**DO THIS:** State how many lines include "Clone", giving the number by itself.

**WORKING DATA:**
══════

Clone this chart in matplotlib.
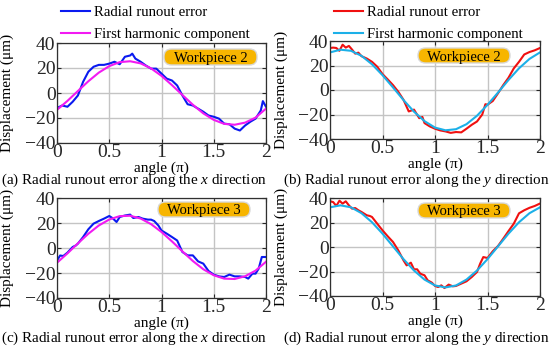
import matplotlib
matplotlib.use("Agg")
import matplotlib.pyplot as plt
from matplotlib.patches import FancyBboxPatch
from matplotlib.transforms import IdentityTransform

plt.rcParams['font.family'] = ['Liberation Serif', 'DejaVu Serif']
plt.rcParams['mathtext.fontset'] = 'custom'
plt.rcParams['mathtext.rm'] = 'Liberation Serif'
plt.rcParams['mathtext.it'] = 'Liberation Serif:italic'

# harmonic curves sampled every 0.1 pi
x_h = [0, 0.1, 0.2, 0.3, 0.4, 0.5, 0.6, 0.7, 0.8, 0.9, 1.0,
       1.1, 1.2, 1.3, 1.4, 1.5, 1.6, 1.7, 1.8, 1.9, 2.0]

# (a) workpiece 2, x direction
xa = [0, 0.05, 0.1, 0.15, 0.2, 0.25, 0.3, 0.35, 0.4, 0.45, 0.5, 0.55, 0.6, 0.65, 0.7, 0.72,
      0.75, 0.8, 0.85, 0.9, 0.95, 1.0, 1.05, 1.1, 1.15, 1.2, 1.25, 1.3, 1.35, 1.4, 1.45,
      1.5, 1.55, 1.6, 1.65, 1.7, 1.75, 1.8, 1.85, 1.9, 1.95, 1.97, 2.0]
ya = [-12, -10, -11, -7, -2, 9, 17, 21, 22.5, 22.5, 23.5, 25, 23, 29, 30, 31.5,
      27.5, 25, 22, 19.5, 19.5, 15.5, 11.5, 10, 6, -2, -9, -10, -12.5, -15, -18,
      -19, -20.5, -24.5, -25, -28.5, -30, -26, -23, -20.5, -14, -6.5, -11]
ha = [-13.5, -6.3, 1.6, 9.4, 16.3, 21.5, 24.7, 25.4, 23.7, 19.7, 13.7,
      6.3, -1.6, -9.4, -16.3, -21.5, -24.7, -25.4, -23.7, -19.7, -12.5]

# (b) workpiece 2, y direction
xb = [0, 0.03, 0.06, 0.09, 0.12, 0.15, 0.18, 0.21, 0.24, 0.27, 0.3, 0.35, 0.4, 0.45, 0.5,
      0.55, 0.6, 0.65, 0.7, 0.75, 0.8, 0.85, 0.88, 0.9, 0.95, 1.0, 1.05, 1.1, 1.15, 1.2,
      1.25, 1.3, 1.35, 1.4, 1.45, 1.48, 1.5, 1.55, 1.6, 1.65, 1.7, 1.75, 1.8, 1.85, 1.9,
      1.95, 2.0]
yb = [34.3, 34.6, 34.3, 32, 37, 34.6, 36, 33, 29.7, 30.5, 27.6, 25.7, 23, 19, 13,
      8.6, 4, -1.4, -8, -17.5, -16, -23, -22, -27, -29.7, -31.6, -33, -33.8, -35, -34.3,
      -34.6, -31.6, -28.4, -25.7, -20, -11.6, -12, -9, -2.7, 4, 10, 17.6, 23, 29, 31,
      32.4, 34.3]
hb = [30.7, 32.9, 32.0, 27.9, 21.0, 12.1, 2.1, -8.2, -17.7, -25.4, -30.7,
      -32.9, -32.0, -27.9, -21.0, -12.1, -2.1, 8.2, 17.7, 25.4, 30.7]

# (c) workpiece 3, x direction
xc = [0, 0.03, 0.06, 0.1, 0.15, 0.18, 0.2, 0.25, 0.3, 0.35, 0.4, 0.45, 0.5, 0.53, 0.57,
      0.6, 0.65, 0.7, 0.73, 0.78, 0.82, 0.87, 0.9, 0.93, 0.97, 1.0, 1.05, 1.1, 1.15, 1.2,
      1.25, 1.3, 1.35, 1.4, 1.45, 1.5, 1.55, 1.6, 1.65, 1.7, 1.75, 1.8, 1.83, 1.87, 1.9,
      1.93, 1.96, 2.0]
yc = [-10, -6, -6.4, -3.7, 0.8, 2, 3.5, 8.8, 15, 19.5, 21.6, 23.5, 25.6, 24, 20.8,
      24.8, 26, 26.7, 24, 24.8, 23.5, 22.7, 22.7, 21.6, 18, 14, 11.5, 8.8, 6, -3.2,
      -5.9, -5.9, -10.7, -12.5, -18.4, -21.3, -22.7, -23.2, -21.3, -22.7, -22.7, -23.2, -24.5, -20.5, -20.5,
      -16.5, -7.2, -7.2]
hc = [-11.8, -4.3, 3.7, 11.4, 18.0, 22.8, 25.5, 25.8, 23.6, 19.1, 12.8,
      5.3, -2.7, -10.4, -17.0, -21.8, -24.5, -24.8, -22.6, -18.1, -11.0]

# (d) workpiece 3, y direction
xd = [0, 0.03, 0.06, 0.09, 0.12, 0.15, 0.18, 0.21, 0.24, 0.27, 0.3, 0.35, 0.38, 0.4, 0.45,
      0.5, 0.55, 0.6, 0.65, 0.7, 0.73, 0.77, 0.8, 0.83, 0.86, 0.9, 0.93, 0.97, 1.0, 1.03,
      1.06, 1.09, 1.13, 1.17, 1.2, 1.25, 1.3, 1.35, 1.4, 1.43, 1.46, 1.5, 1.55, 1.6, 1.65,
      1.7, 1.75, 1.8, 1.85, 1.9, 1.95, 2.0]
yd = [37.3, 36.7, 33.5, 37.8, 35.4, 37.3, 34, 31.3, 31.8, 30, 28.6, 25.9, 25.3, 24.5, 19,
      13.6, 8.7, 4.1, -2.7, -10.9, -15, -12.8, -18.2, -18.2, -21.8, -23.1, -27.2, -29.1, -31.8, -32.7,
      -31.3, -33.5, -30.7, -32.1, -31.8, -29.9, -28, -24.5, -20.4, -13.6, -8.2, -9, -3.5, 0.8, 6.8,
      13, 19, 27.5, 30, 32, 33.5, 35.5]
hd = [32.4, 34.0, 32.4, 27.6, 20.2, 10.9, 0.5, -9.9, -19.2, -26.6, -31.4,
      -33.0, -31.4, -26.6, -19.2, -9.9, 0.5, 10.9, 20.2, 27.6, 32.4]

W, H = 550, 351
fig = plt.figure(figsize=(5.5, 3.51), dpi=100)


def px_axes(left, top, right, bottom):
    return fig.add_axes([left / W, 1 - bottom / H, (right - left) / W, (bottom - top) / H])


def style(ax):
    ax.set_xlim(0, 2)
    ax.set_ylim(-40, 40)
    ax.set_xticks([0, 0.5, 1, 1.5, 2])
    ax.set_xticklabels(['0', '0.5', '1', '1.5', '2'])
    ax.set_yticks([-40, -20, 0, 20, 40])
    ax.grid(True, color='#c4c4c4', linewidth=1.0)
    ax.tick_params(direction='in', length=3, labelsize=14, pad=1, colors='#262626',
                   top=True, right=True)
    for s in ax.spines.values():
        s.set_color('#303030')
        s.set_linewidth(0.9)
    ax.set_xlabel('angle (π)', fontsize=11)
    ax.set_ylabel('Displacement (μm)', fontsize=11)


panels = [
    (px_axes(57, 43, 266, 143), xa, ya, ha, '#0a1af0', '#f21af2', 'Workpiece 2', (164, 49, 257, 65)),
    (px_axes(330, 41, 540, 139), xb, yb, hb, '#f01010', '#1cb0e8', 'Workpiece 2', (418, 48, 510, 63)),
    (px_axes(57, 198, 266, 298), xc, yc, hc, '#0a1af0', '#f21af2', 'Workpiece 3', (158, 202, 250, 217)),
    (px_axes(330, 198, 540, 296), xd, yd, hd, '#f01010', '#1cb0e8', 'Workpiece 3', (418, 203, 510, 218)),
]

for i, (ax, xr, yr, hh, c1, c2, tag, box) in enumerate(panels):
    style(ax)
    ax.plot(xr, yr, color=c1, lw=1.5, label='Radial runout error')
    ax.plot(x_h, hh, color=c2, lw=1.5, label='First harmonic component')

    x0, y0, x1, y1 = box
    fig.add_artist(FancyBboxPatch((x0, H - y1), x1 - x0, y1 - y0,
                                  boxstyle='round,pad=0,rounding_size=7.5',
                                  fc='#f7b500', ec='#d8d8d8', lw=1.0,
                                  transform=IdentityTransform()))
    fig.text((x0 + x1) / 2 / W, 1 - (y0 + y1) / 2 / H, tag, fontsize=10.5,
             ha='center', va='center_baseline')

    if i % 2 == 0:
        ax.yaxis.set_label_coords((14 - 57) / 209, 0.5)
    else:
        ax.yaxis.set_label_coords((288 - 330) / 210, 0.5)
    ax.xaxis.set_label_coords(0.5, -0.19)

    if i < 2:
        lx = 61 if i == 0 else 334
        ax.legend(loc='upper left', bbox_to_anchor=(lx / W, 1 - 6 / H),
                  bbox_transform=fig.transFigure, frameon=False, fontsize=10.6,
                  handlelength=2.0, handletextpad=0.25, labelspacing=0.55,
                  borderpad=0, borderaxespad=0)

captions = [
    (1, 180, '(a) Radial runout error along the $x$ direction'),
    (283, 180, '(b) Radial runout error along the $y$ direction'),
    (1, 338, '(c) Radial runout error along the $x$ direction'),
    (283, 338, '(d) Radial runout error along the $y$ direction'),
]
for cx, cy, txt in captions:
    fig.text(cx / W, 1 - cy / H, txt, fontsize=10.9, ha='left', va='center')

fig.savefig('out.png', dpi=100)
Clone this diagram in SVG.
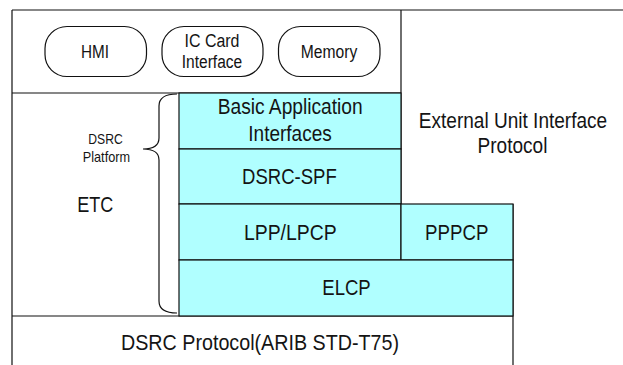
<svg xmlns="http://www.w3.org/2000/svg" width="623" height="365" viewBox="0 0 623 365">
  <style>
    .ln { fill: none; stroke: #111; stroke-width: 1.2; }
    .layer { fill: #b0ffff; stroke: #111; stroke-width: 1.2; }
    .pill { fill: #fff; stroke: #111; stroke-width: 1.2; }
    text { font-family: "Liberation Sans", Arial, sans-serif; fill: #141414; text-anchor: middle; }
    .big { font-size: 22px; }
    .mid { font-size: 18px; }
    .sm { font-size: 15px; }
  </style>
  <rect x="0" y="0" width="623" height="365" fill="#fff"/>

  <!-- frame of the unit -->
  <g id="frame">
    <path class="ln" d="M12,10 H623 M12,10 V365 M12,93 H401 M401,10 V204 M12,316 H513 M513,204 V365"/>
  </g>

  <!-- peripheral blocks -->
  <g id="hmi">
    <rect class="pill" x="45" y="26.5" width="101.5" height="50" rx="22"/>
    <text class="mid" x="95" y="58" textLength="28" lengthAdjust="spacingAndGlyphs">HMI</text>
  </g>
  <g id="ic-card">
    <rect class="pill" x="162" y="26.5" width="101" height="50" rx="22"/>
    <text class="mid" x="212" y="46.5" textLength="55" lengthAdjust="spacingAndGlyphs">IC Card</text>
    <text class="mid" x="212" y="68" textLength="60.5" lengthAdjust="spacingAndGlyphs">Interface</text>
  </g>
  <g id="memory">
    <rect class="pill" x="278.5" y="26.5" width="101.5" height="50" rx="22"/>
    <text class="mid" x="329" y="58" textLength="56.5" lengthAdjust="spacingAndGlyphs">Memory</text>
  </g>

  <!-- ETC side -->
  <g id="etc">
    <text class="big" x="95.3" y="211.5" textLength="36" lengthAdjust="spacingAndGlyphs">ETC</text>
  </g>
  <g id="dsrc-platform">
    <text class="sm" x="105.5" y="144" textLength="34.4" lengthAdjust="spacingAndGlyphs">DSRC</text>
    <text class="sm" x="106.4" y="162" textLength="47.3" lengthAdjust="spacingAndGlyphs">Platform</text>
  </g>

  <!-- protocol layers -->
  <g id="basic-app">
    <rect class="layer" x="179" y="93" width="222" height="56"/>
    <text class="big" x="290.2" y="114" textLength="145" lengthAdjust="spacingAndGlyphs">Basic Application</text>
    <text class="big" x="290" y="141" textLength="83.4" lengthAdjust="spacingAndGlyphs">Interfaces</text>
  </g>
  <g id="dsrc-spf">
    <rect class="layer" x="179" y="149" width="222" height="55"/>
    <text class="big" x="289.4" y="183.5" textLength="94.7" lengthAdjust="spacingAndGlyphs">DSRC-SPF</text>
  </g>
  <g id="lpp-lpcp">
    <rect class="layer" x="179" y="204" width="222" height="56"/>
    <text class="big" x="290.3" y="240" textLength="92.7" lengthAdjust="spacingAndGlyphs">LPP/LPCP</text>
  </g>
  <g id="pppcp">
    <rect class="layer" x="401" y="204" width="112" height="56"/>
    <text class="big" x="456.7" y="240" textLength="63.3" lengthAdjust="spacingAndGlyphs">PPPCP</text>
  </g>
  <g id="elcp">
    <rect class="layer" x="179" y="260" width="334" height="56"/>
    <text class="big" x="346.5" y="295" textLength="48.4" lengthAdjust="spacingAndGlyphs">ELCP</text>
  </g>
  <g id="external-unit">
    <!-- condensed horizontally to the narrow face width -->
    <text class="big" transform="translate(513 127.5) scale(0.866 1)" x="0" y="0">External Unit Interface</text>
    <text class="big" transform="translate(512.5 153) scale(0.866 1)" x="0" y="0">Protocol</text>
  </g>
  <g id="dsrc-protocol">
    <text class="big" x="260" y="350" textLength="278" lengthAdjust="spacingAndGlyphs">DSRC Protocol(ARIB STD-T75)</text>
  </g>

  <!-- brace grouping the platform layers -->
  <g id="connectors">
    <path class="ln" d="M177,94 Q159,94 159,106 L159,138 Q159,149 143,149 Q159,149 159,160 L159,301 Q159,313 177,313"/>
  </g>
</svg>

══════

**TASK SOLUTION:** 2